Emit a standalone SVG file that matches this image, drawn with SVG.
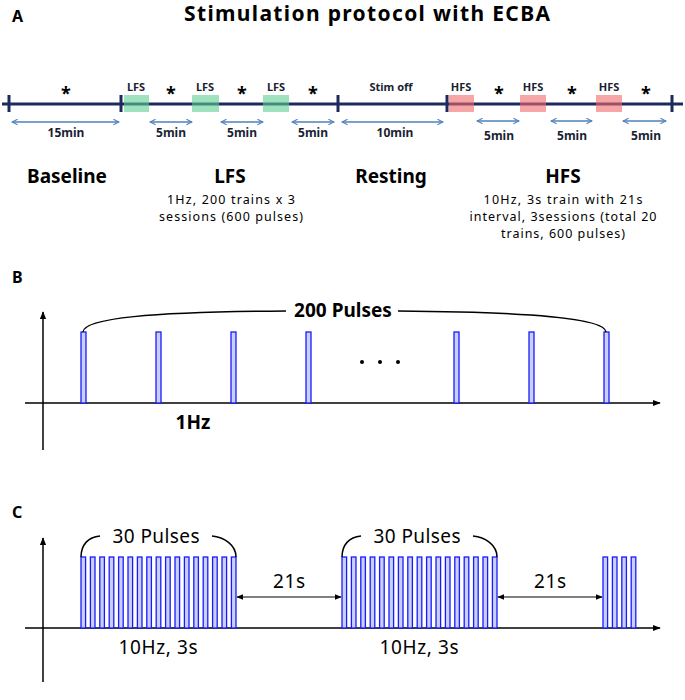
<svg xmlns="http://www.w3.org/2000/svg" xmlns:xlink="http://www.w3.org/1999/xlink" width="685" height="700" viewBox="0 0 685 700">
<style>
text{font-family:"Noto Sans","Open Sans","Liberation Sans",sans-serif;fill:#000}
.b{font-weight:bold}
.panel{font-size:16px;font-weight:bold}
.small{font-size:11px;font-weight:bold;fill:#1a1f33;text-anchor:middle}
.star{font-size:18px;font-weight:bold;text-anchor:middle}
.min{font-size:12px;font-weight:bold;fill:#1a1f33;text-anchor:middle}
.head{font-size:19px;font-weight:bold;text-anchor:middle}
.sub{font-size:12.5px;text-anchor:middle}
.ann{font-size:19px;text-anchor:middle}
.tl{stroke:#1c2a5e;stroke-width:3;fill:none}
.tick{stroke:#1c2a5e;stroke-width:3}
.lfs{fill:#5fcf92;fill-opacity:0.6}
.hfs{fill:#f06a6a;fill-opacity:0.6}
.dur{stroke:#4f81bd;stroke-width:1.5;fill:none;marker-start:url(#oa);marker-end:url(#oa)}
.axis{stroke:#000;stroke-width:1.5;fill:none;marker-end:url(#fa)}
.dbl{stroke:#000;stroke-width:1.2;fill:none;marker-start:url(#fa2);marker-end:url(#fa2)}
.brace{stroke:#000;stroke-width:1.5;fill:none}
.p{fill:#c8d0f5;stroke:#1a1aff;stroke-width:1.3}
</style>
<defs>
<marker id="oa" viewBox="0 0 10 10" refX="9" refY="5" markerWidth="7" markerHeight="7" markerUnits="userSpaceOnUse" orient="auto-start-reverse"><path d="M1,1 L9,5 L1,9" fill="none" stroke="#4f81bd" stroke-width="1.5"/></marker>
<marker id="fa" viewBox="0 0 10 10" refX="9" refY="5" markerWidth="8" markerHeight="8" markerUnits="userSpaceOnUse" orient="auto-start-reverse"><path d="M0,1 L10,5 L0,9 Z" fill="#000"/></marker>
<marker id="fa2" viewBox="0 0 10 10" refX="9" refY="5" markerWidth="7" markerHeight="7" markerUnits="userSpaceOnUse" orient="auto-start-reverse"><path d="M0,1 L10,5 L0,9 Z" fill="#000"/></marker>
<g id="train17">
<rect class="p" x="0" y="557" width="4.6" height="71"/><rect class="p" x="9.4" y="557" width="4.6" height="71"/><rect class="p" x="18.8" y="557" width="4.6" height="71"/><rect class="p" x="28.2" y="557" width="4.6" height="71"/><rect class="p" x="37.6" y="557" width="4.6" height="71"/><rect class="p" x="47" y="557" width="4.6" height="71"/><rect class="p" x="56.4" y="557" width="4.6" height="71"/><rect class="p" x="65.8" y="557" width="4.6" height="71"/><rect class="p" x="75.2" y="557" width="4.6" height="71"/><rect class="p" x="84.6" y="557" width="4.6" height="71"/><rect class="p" x="94" y="557" width="4.6" height="71"/><rect class="p" x="103.4" y="557" width="4.6" height="71"/><rect class="p" x="112.8" y="557" width="4.6" height="71"/><rect class="p" x="122.2" y="557" width="4.6" height="71"/><rect class="p" x="131.6" y="557" width="4.6" height="71"/><rect class="p" x="141" y="557" width="4.6" height="71"/><rect class="p" x="150.4" y="557" width="4.6" height="71"/>
</g>
<g id="train4">
<rect class="p" x="0" y="557" width="4.6" height="71"/><rect class="p" x="9.4" y="557" width="4.6" height="71"/><rect class="p" x="18.8" y="557" width="4.6" height="71"/><rect class="p" x="28.2" y="557" width="4.6" height="71"/>
</g>
</defs>
<rect width="685" height="700" fill="#fff"/>

<!-- Panel A -->
<g id="panelA">
<text class="panel" x="12" y="22">A</text>
<text class="b" x="367" y="21" font-size="21" text-anchor="middle" textLength="366">Stimulation protocol with ECBA</text>
</g>
<g id="timeline">
<line class="tl" x1="2" y1="104" x2="683" y2="104"/>
<line class="tick" x1="9" y1="95" x2="9" y2="112"/>
<line class="tick" x1="121" y1="95" x2="121" y2="112"/>
<line class="tick" x1="338" y1="95" x2="338" y2="112"/>
<line class="tick" x1="447" y1="95" x2="447" y2="112"/>
<line class="tick" x1="672" y1="95" x2="672" y2="112"/>
</g>
<g id="lfs1"><rect class="lfs" x="124" y="95" width="25" height="17"/><text class="small" x="136" y="91">LFS</text></g>
<g id="lfs2"><rect class="lfs" x="192" y="95" width="27" height="17"/><text class="small" x="205" y="91">LFS</text></g>
<g id="lfs3"><rect class="lfs" x="263" y="95" width="26" height="17"/><text class="small" x="276" y="91">LFS</text></g>
<g id="hfs1"><rect class="hfs" x="449" y="95" width="25" height="17"/><text class="small" x="461" y="91">HFS</text></g>
<g id="hfs2"><rect class="hfs" x="520" y="95" width="26" height="17"/><text class="small" x="533" y="91">HFS</text></g>
<g id="hfs3"><rect class="hfs" x="596" y="95" width="26" height="17"/><text class="small" x="609" y="91">HFS</text></g>
<g id="stars">
<text class="star" x="66" y="100">*</text>
<text class="star" x="171" y="100">*</text>
<text class="star" x="242" y="100">*</text>
<text class="star" x="313" y="100">*</text>
<text class="star" x="499" y="100">*</text>
<text class="star" x="572" y="100">*</text>
<text class="star" x="646" y="100">*</text>
<text class="small" x="391" y="91">Stim off</text>
</g>
<g id="durations">
<line class="dur" x1="12" y1="122" x2="119" y2="122"/>
<line class="dur" x1="150" y1="122" x2="192" y2="122"/>
<line class="dur" x1="221" y1="122" x2="263" y2="122"/>
<line class="dur" x1="292" y1="122" x2="334" y2="122"/>
<line class="dur" x1="342" y1="122" x2="443" y2="122"/>
<line class="dur" x1="477" y1="121" x2="519" y2="121"/>
<line class="dur" x1="551" y1="121" x2="592" y2="121"/>
<line class="dur" x1="623" y1="121" x2="666" y2="121"/>
<text class="min" x="66" y="137">15min</text>
<text class="min" x="171" y="137">5min</text>
<text class="min" x="242" y="137">5min</text>
<text class="min" x="313" y="137">5min</text>
<text class="min" x="395" y="137">10min</text>
<text class="min" x="499" y="140">5min</text>
<text class="min" x="572" y="140">5min</text>
<text class="min" x="646" y="140">5min</text>
</g>
<g id="phases">
<text class="head" x="67" y="183">Baseline</text>
<text class="head" x="230" y="183">LFS</text>
<text class="sub" x="231" y="204" textLength="128">1Hz, 200 trains x 3</text>
<text class="sub" x="231" y="221" textLength="144">sessions (600 pulses)</text>
<text class="head" x="391" y="183">Resting</text>
<text class="head" x="563" y="183">HFS</text>
<text class="sub" x="563" y="204" textLength="159">10Hz, 3s train with 21s</text>
<text class="sub" x="563" y="221" textLength="187">interval, 3sessions (total 20</text>
<text class="sub" x="563" y="238" textLength="124">trains, 600 pulses)</text>
</g>

<!-- Panel B -->
<g id="panelB">
<text class="panel" x="12" y="283">B</text>
<line class="axis" x1="43" y1="450" x2="43" y2="312"/>
<line class="axis" x1="25" y1="403" x2="660" y2="403"/>
<rect class="p" x="81" y="332" width="5" height="71"/>
<rect class="p" x="156" y="332" width="5" height="71"/>
<rect class="p" x="231" y="332" width="5" height="71"/>
<rect class="p" x="306" y="332" width="5" height="71"/>
<rect class="p" x="454" y="332" width="5" height="71"/>
<rect class="p" x="529" y="332" width="5" height="71"/>
<rect class="p" x="604" y="332" width="5" height="71"/>
<circle cx="362" cy="362" r="2"/><circle cx="380" cy="362" r="2"/><circle cx="398" cy="362" r="2"/>
<path class="brace" d="M83,332 C84,318 150,312 286,311"/>
<path class="brace" d="M398,311 C530,312 605,318 606,332"/>
<text class="b" x="343" y="317" font-size="19" text-anchor="middle">200 Pulses</text>
<text class="ann b" x="193" y="429" font-size="17">1Hz</text>
</g>

<!-- Panel C -->
<g id="panelC">
<text class="panel" x="12" y="518">C</text>
<line class="axis" x1="43" y1="682" x2="43" y2="538"/>
<line class="axis" x1="25" y1="628" x2="660" y2="628"/>
<use xlink:href="#train17" x="81"/>
<use xlink:href="#train17" x="342"/>
<use xlink:href="#train4" x="603"/>
<path class="brace" d="M81,557 C81,545 88,537 100,536"/>
<path class="brace" d="M212,536 C224,537 236,545 236,557"/>
<path class="brace" d="M342,557 C342,545 349,537 361,536"/>
<path class="brace" d="M473,536 C485,537 497,545 497,557"/>
<text class="ann" x="156" y="543" textLength="87">30 Pulses</text>
<text class="ann" x="417" y="543" textLength="87">30 Pulses</text>
<line class="dbl" x1="237" y1="597" x2="341" y2="597"/>
<line class="dbl" x1="498" y1="597" x2="602" y2="597"/>
<text class="ann" x="289" y="588" textLength="32">21s</text>
<text class="ann" x="550" y="588" textLength="32">21s</text>
<text class="ann" x="158" y="654" textLength="79">10Hz, 3s</text>
<text class="ann" x="419" y="654" textLength="79">10Hz, 3s</text>
</g>
</svg>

###

## Work instructions
Lines that hold "with" are the ones to copy; find all of them.

## Solution to this exercise
Emit a standalone SVG file that matches this image, drawn with SVG.
<text class="b" x="367" y="21" font-size="21" text-anchor="middle" textLength="366">Stimulation protocol with ECBA</text>
<text class="sub" x="563" y="204" textLength="159">10Hz, 3s train with 21s</text>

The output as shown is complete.